Virtualité numérique et vampirique, processus de domination et de déshumanisation, voilà ce qui constitue ses grands axes de lecture. La mise en scène s’emploie à démontrer toute la pertinence de son propos critique et exaspéré avec un peu trop de statisme et d’uniformité. On découvre dans ce premier volet que l’or convoité, aussi bien par les nains que par les dieux, est l’ensemble des données numériques stockées en masse, et le pouvoir inégalé d’exploitation d’informations et de contrôle. Cette lecture « orwellienne » ne manque pas de piquer l’intérêt, mais elle s’installe de manière filandreuse, dans une froideur et une trivialité trop étales et souvent ressassées, qui, par moments, peuvent captiver, mais aussi, parfois, vraiment lasser.

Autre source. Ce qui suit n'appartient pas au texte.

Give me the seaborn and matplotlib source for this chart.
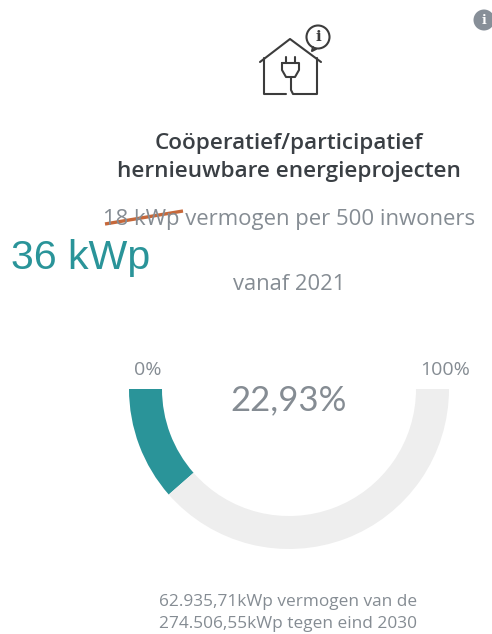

Devant un grand rideau transparent figurant le miroitement du fleuve, apparaissent le libidineux Alberich, emberlificoté dans un ensemble de câbles électriques entremêlés, et les Filles du Rhin, plantureuses naïades en combinaison de plongée, qui s’amusent à le maltraiter. Ensuite, une structure métallique monumentale, sur laquelle se projettent quantité d’images vidéo volontairement indéchiffrables, sert de façade opaque à la nouvelle forteresse que Wotan s’est fait ériger. Avachi avec sa femme Fricka sous une couverture de survie, l’homme se morfond sur un long sofa, et quitte son état léthargique pour entreprendre les longues tractations qui occupent toute la scène 2. Stéréotypes d’un capitalisme grossier et décomplexé, Fasolt et Fafner apparaissent en hommes d’affaires véreux, dont l’un arbore un chapeau et une veste à franges de cow-boy texan. La représentation devient à la fois plus haletante et intrigante lorsque le plateau se soulève pour dévoiler la forge souterraine du Nibelheim, devenue une jungle caverneuse avec ses ribambelles de fils suspendus, d’écrans plats démultipliés, et tout un fatras expérimental de mannequins et de robots éparpillés. Un humanoïde tente de se maintenir sur ses jambes désarticulées. De retour devant l’immense façade de fer, un pont-levis s’ouvre pour permettre une montée au Walhalla peu électrisante mais hyper câblée.
Musicalement comme scéniquement, il manque quelque chose de palpitant à cet Or du Rhin. Le chef Pablo Heras-Casado, qui dirige une grande variété de répertoires lyriques et symphoniques, est réputé pour être un wagnérien grisant, en témoigne un Parsifal ayant reçu plein d’éloges à Bayreuth. Dans la fosse de l’Opéra de Paris, il n’a, semble-t-il, pas donné toute la fougue dont son geste est capable. C’est avec un remarquable soin et un sens du détail qu’il fait émaner une lumineuse et langoureuse beauté sonore, mais sa direction se fait moins attentive à la dynamique et au dramatisme des situations, narrées sans assez de relief et de tension. L’orchestre gagne tout de même en véhémence dans la deuxième partie. La distribution réunie comporte des chanteurs tout à fait convenables, mais dont la stature vocale paraît parfois d’une amplitude un peu trop modeste, exception faite de la flamboyante Fricka que campe Eve-Maud Hubeaux. À la fois altière et incendiaire, elle déploie un jeu comme un chant dont la dimension fauve ne tient pas qu’à son long manteau en motifs léopards, mais bien à une voix large et charnue dans le medium comme dans l’aigu, aussi veloutée que robustement projetée.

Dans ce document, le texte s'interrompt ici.